To check the column names of your dataset, use colnames():

colnames(paygap)

##  [1] "EmployerName"            "DiffMeanHourlyPercent"  
##  [3] "DiffMedianHourlyPercent" "DiffMeanBonusPercent"   
##  [5] "DiffMedianBonusPercent"  "MaleBonusPercent"       
##  [7] "FemaleBonusPercent"      "PropMaleTopQuartile"    
##  [9] "PropFemaleTopQuartile"   "EmployerSize"

To check the dimensions of your dataset (number of rows and columns), use dim():

dim(paygap)

## [1] 153  10

2.3 Basic Data Structures

A variable refers to something that is measured. In the pay gap data each column contains data pertaining to a specific variable (employer name, employer size, etc). Data can be continuous, discrete, or categorical.

Continuous data can take an infinitely many values (real numbers).

Discrete data can take on countable values only (integer numbers).
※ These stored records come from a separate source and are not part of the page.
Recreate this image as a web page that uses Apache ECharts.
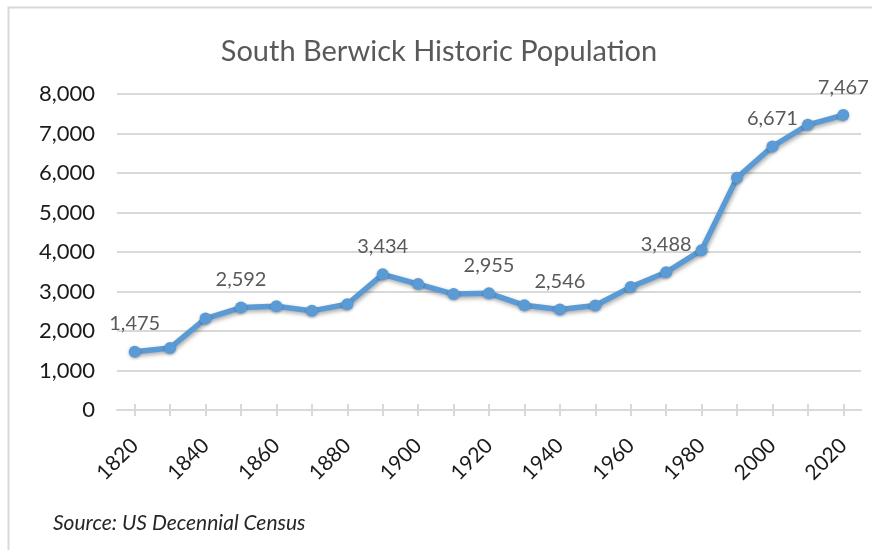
<!DOCTYPE html>
<html><head><meta charset="utf-8">
<script src="https://cdn.jsdelivr.net/npm/echarts@6/dist/echarts.min.js"></script>
<style>html,body{margin:0;padding:0;background:#fff}#c{width:872px;height:550px}</style>
</head><body><div id="c"></div>
<script>
const years = ['1820','1830','1840','1850','1860','1870','1880','1890','1900','1910','1920','1930','1940','1950','1960','1970','1980','1990','2000','2010','2020'];
const population = [1475,1570,2314,2592,2624,2510,2677,3434,3188,2935,2955,2650,2546,2646,3112,3488,4046,5877,6671,7220,7467];
const labeledYears = ['1820','1850','1890','1920','1940','1970','2000','2020'];
const FONT = 'Lato';
const chart = echarts.init(document.getElementById('c'));
const tickStyle = {color:'#d9d9d9',width:2};
chart.setOption({
  animation:false,
  title:{text:'South Berwick Historic Population',left:434,textAlign:'center',top:32,
    textStyle:{fontFamily:FONT,fontSize:29,fontWeight:'normal',color:'#595959'}},
  graphic:[
    {type:'rect',left:6,top:5,shape:{width:900,height:600},style:{fill:'none',stroke:'#d9d9d9',lineWidth:2}},
    {type:'text',left:53,top:513,style:{text:'Source: US Decennial Census',font:'italic 21px '+FONT,fill:'#262626'}}
  ],
  grid:{left:117,right:11,top:94,bottom:140},
  xAxis:[{type:'category',data:years,boundaryGap:true,
    axisLine:{lineStyle:{color:'#d9d9d9',width:2}},
    axisTick:{show:true,alignWithLabel:true,interval:0,length:6,lineStyle:tickStyle},
    axisLabel:{interval:1,rotate:45,margin:32,fontFamily:FONT,fontSize:21,color:'#1a1a1a'}},
   {type:'category',data:years,boundaryGap:true,position:'bottom',
    axisLine:{show:false},axisLabel:{show:false},splitLine:{show:false},
    axisTick:{show:true,inside:true,alignWithLabel:true,interval:0,length:6,lineStyle:tickStyle}}],
  yAxis:{type:'value',min:0,max:8000,interval:1000,
    axisLine:{show:false},axisTick:{show:false},
    splitLine:{lineStyle:{color:'#d9d9d9',width:2}},
    axisLabel:{margin:22,fontFamily:FONT,fontSize:22,color:'#1a1a1a',
      formatter:v=>v.toLocaleString('en-US')}},
  series:[{type:'line',xAxisIndex:0,
    data:population.map((v,i)=>({value:v,label:{show:labeledYears.includes(years[i])}})),
    symbol:'circle',symbolSize:12,
    lineStyle:{color:'#5B9BD5',width:5.5,shadowColor:'rgba(0,0,0,0.35)',shadowBlur:4,shadowOffsetX:1,shadowOffsetY:2},
    itemStyle:{color:'#5B9BD5',shadowColor:'rgba(0,0,0,0.3)',shadowBlur:3,shadowOffsetY:1},
    label:{position:'top',distance:12,fontFamily:FONT,fontSize:20,color:'#595959',
      formatter:p=>p.value.toLocaleString('en-US')}
  }]
});
</script></body></html>
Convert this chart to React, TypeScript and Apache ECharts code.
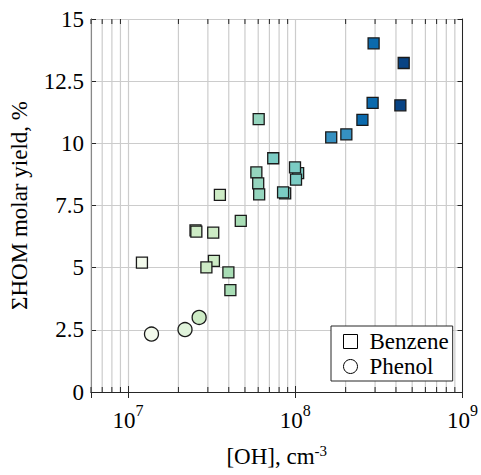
import React, { useEffect, useRef } from "react";
import * as echarts from "echarts";

const benzene: [number, number][] = [
  [1.21e7, 5.2],
  [2.53e7, 6.5],
  [2.56e7, 6.45],
  [3.23e7, 6.41],
  [3.26e7, 5.27],
  [2.94e7, 5.01],
  [3.54e7, 7.93],
  [3.98e7, 4.81],
  [4.09e7, 4.1],
  [4.72e7, 6.88],
  [5.85e7, 8.83],
  [6.0e7, 8.39],
  [6.08e7, 7.95],
  [6.04e7, 10.97],
  [7.38e7, 9.4],
  [8.7e7, 7.99],
  [8.45e7, 8.03],
  [1.04e8, 8.8],
  [9.96e7, 9.03],
  [1.01e8, 8.54],
  [1.64e8, 10.24],
  [2.02e8, 10.36],
  [2.52e8, 10.94],
  [2.9e8, 11.63],
  [2.94e8, 14.02],
  [4.25e8, 11.53],
  [4.45e8, 13.23],
];

const phenol: [number, number][] = [
  [1.38e7, 2.33],
  [2.19e7, 2.51],
  [2.66e7, 3.0],
];

const minorTicks: number[] = [
  6e6, 7e6, 8e6, 9e6,
  2e7, 3e7, 4e7, 5e7, 6e7, 7e7, 8e7, 9e7,
  2e8, 3e8, 4e8, 5e8, 6e8, 7e8, 8e8, 9e8,
];

const yTicks: number[] = [0, 2.5, 5, 7.5, 10, 12.5, 15];

const colourStops = [
  { lt: 1.5e7, color: "#f3faec" },
  { gte: 1.5e7, lt: 2.35e7, color: "#e0f3db" },
  { gte: 2.35e7, lt: 3.8e7, color: "#cdebc5" },
  { gte: 3.8e7, lt: 5.3e7, color: "#a8ddb5" },
  { gte: 5.3e7, lt: 6.8e7, color: "#95d5be" },
  { gte: 6.8e7, lt: 1.3e8, color: "#7bccc4" },
  { gte: 1.3e8, lt: 2.3e8, color: "#3590c1" },
  { gte: 2.3e8, lt: 3.5e8, color: "#0b6aad" },
  { gte: 3.5e8, color: "#084384" },
];

const FONT = "Liberation Serif";
const AXIS_COLOR = "#262626";
const GRID_COLOR = "#cccccc";

export default function App() {
  const ref = useRef<HTMLDivElement>(null);

  useEffect(() => {
    if (!ref.current) return;
    const chart = echarts.init(ref.current, null, { renderer: "svg" });

    const xLabelFormatter = (v: number) => {
      const l = Math.log10(v);
      const e = Math.round(l);
      if (Math.abs(l - e) > 1e-6) return "";
      return `{base|10}{sup|${e}}`;
    };

    const yMin = yTicks[0];
    const yMax = yTicks[yTicks.length - 1];
    const yInterval = yTicks[1] - yTicks[0];

    chart.setOption({
      animation: false,
      backgroundColor: "#ffffff",
      textStyle: { fontFamily: FONT },
      grid: { left: 88, top: 19, right: 18, bottom: 83, containLabel: false },
      legend: {
        data: ["Benzene", "Phenol"],
        orient: "vertical",
        left: 331,
        top: 326,
        padding: [4, 4, 3, 12],
        itemGap: 2,
        itemWidth: 14,
        itemHeight: 14,
        backgroundColor: "#ffffff",
        borderColor: "#262626",
        borderWidth: 1,
        borderRadius: 0,
        itemStyle: { color: "#ffffff", borderColor: "#000000", borderWidth: 1 },
        textStyle: {
          fontFamily: "serif",
          fontSize: 23,
          fontWeight: "normal",
          fontStyle: "normal",
          color: "#000",
          padding: [0, 0, 0, 7],
        },
      },
      visualMap: {
        type: "piecewise",
        show: false,
        dimension: 0,
        seriesIndex: [1, 2],
        pieces: colourStops,
      },
      xAxis: [
        {
          type: "log",
          logBase: 10,
          min: 6e6,
          max: 1e9,
          position: "bottom",
          name: "[OH], cm{sup|-3}",
          nameLocation: "middle",
          nameGap: 51,
          nameTextStyle: {
            fontFamily: FONT,
            fontSize: 23,
            color: "#000",
            rich: {
              sup: { fontSize: 15, fontFamily: FONT, color: "#000", verticalAlign: "bottom", padding: [0, 0, 12, 0] },
            },
          },
          axisLine: { show: true, lineStyle: { color: AXIS_COLOR, width: 1 } },
          axisTick: { show: true, inside: true, length: 6, lineStyle: { color: AXIS_COLOR } },
          splitLine: { show: true, lineStyle: { color: GRID_COLOR, width: 1.2 } },
          axisLabel: {
            margin: 17,
            fontFamily: FONT,
            fontWeight: "normal",
            formatter: xLabelFormatter,
            showMinLabel: false,
            rich: {
              base: { fontSize: 23, fontFamily: FONT, fontWeight: "normal", color: "#000", lineHeight: 23, verticalAlign: "bottom" },
              sup: { fontSize: 16, fontFamily: FONT, fontWeight: "normal", color: "#000", lineHeight: 16, verticalAlign: "bottom", padding: [0, 0, 14, 0] },
            },
          },
        },
        {
          type: "log",
          logBase: 10,
          min: 6e6,
          max: 1e9,
          position: "top",
          axisLine: { show: true, lineStyle: { color: AXIS_COLOR, width: 1 } },
          axisTick: { show: true, inside: true, length: 6, lineStyle: { color: AXIS_COLOR } },
          splitLine: { show: false },
          axisLabel: { show: false },
        },
      ],
      yAxis: [
        {
          type: "value",
          min: yMin,
          max: yMax,
          interval: yInterval,
          position: "left",
          name: "ΣHOM molar yield, %",
          nameLocation: "middle",
          nameGap: 60,
          nameTextStyle: { fontFamily: FONT, fontSize: 23, color: "#000" },
          axisLine: { show: true, lineStyle: { color: AXIS_COLOR, width: 1 } },
          axisTick: { show: true, inside: true, length: 5, lineStyle: { color: AXIS_COLOR } },
          splitLine: { show: true, lineStyle: { color: GRID_COLOR, width: 1.2 } },
          axisLabel: {
            margin: 7,
            fontSize: 23,
            fontFamily: "Times New Roman",
            fontWeight: "normal",
            fontStyle: "normal",
            color: "#000",
          },
        },
        {
          type: "value",
          min: yMin,
          max: yMax,
          interval: yInterval,
          position: "right",
          axisLine: { show: true, lineStyle: { color: AXIS_COLOR, width: 1 } },
          axisTick: { show: true, inside: true, length: 5, lineStyle: { color: AXIS_COLOR } },
          splitLine: { show: false },
          axisLabel: { show: false },
        },
      ],
      series: [
        {
          type: "custom",
          name: "minor",
          xAxisIndex: 0,
          yAxisIndex: 0,
          z: 1,
          silent: true,
          data: minorTicks.map((v) => [v, yMin]),
          encode: { x: 0, y: 1 },
          renderItem: (_params: any, api: any) => {
            const x = api.value(0);
            const b = api.coord([x, yMin]);
            const t = api.coord([x, yMax]);
            return {
              type: "group",
              children: [
                {
                  type: "line",
                  shape: { x1: b[0], y1: b[1], x2: t[0], y2: t[1] },
                  style: { stroke: GRID_COLOR, lineWidth: 1.2 },
                },
                {
                  type: "line",
                  shape: { x1: b[0], y1: b[1], x2: b[0], y2: b[1] - 5 },
                  style: { stroke: AXIS_COLOR, lineWidth: 1 },
                },
                {
                  type: "line",
                  shape: { x1: t[0], y1: t[1], x2: t[0], y2: t[1] + 5 },
                  style: { stroke: AXIS_COLOR, lineWidth: 1 },
                },
              ],
            };
          },
        },
        {
          type: "scatter",
          name: "Benzene",
          symbol: "rect",
          symbolSize: 11,
          z: 3,
          data: benzene,
          itemStyle: { color: "#ffffff", borderColor: "#1a1a1a", borderWidth: 1.3, opacity: 1 },
        },
        {
          type: "scatter",
          name: "Phenol",
          symbol: "circle",
          symbolSize: 14,
          z: 3,
          data: phenol,
          itemStyle: { color: "#ffffff", borderColor: "#1a1a1a", borderWidth: 1.3, opacity: 1 },
        },
      ],
    });

    return () => chart.dispose();
  }, []);

  return (
    <div
      ref={ref}
      style={{ position: "fixed", left: 0, top: 0, width: 481, height: 475 }}
    />
  );
}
Categorical data fall into a finite number of categories or distinct groups.

2.3.1 Data types in R

Every object in R has a data type. Below are the five elementary data types in R:

character – e.g. 'abcd'
integer – integer numbers, e.g. '2'
numeric – decimal numbers, e.g. '2.21'
complex – complex numbers, e.g. '2+2i'
logical – either TRUE or FALSE

Objects may be combined to form larger data structures. Some common ones:

vector – a one-dimensional array; there are two kinds of vectors:
- atomic vector – holds data of a single data type
- list – holds data of multiple data types
matrix – a two-dimensional array; all columns have the same data type
data frame – a two-dimensional array; columns may have different data types

You can check an object’s data type using class():

class(paygap)

## [1] "data.frame"

The data frame is indeed a common structure for tabular data. To check the data type(s) in the column DiffMeanHourlyPercent:

class(paygap$DiffMeanHourlyPercent)

## [1] "numeric"

Note the extract operator, $, which is used to extract a named element from an object (in this case extract a column from a data frame).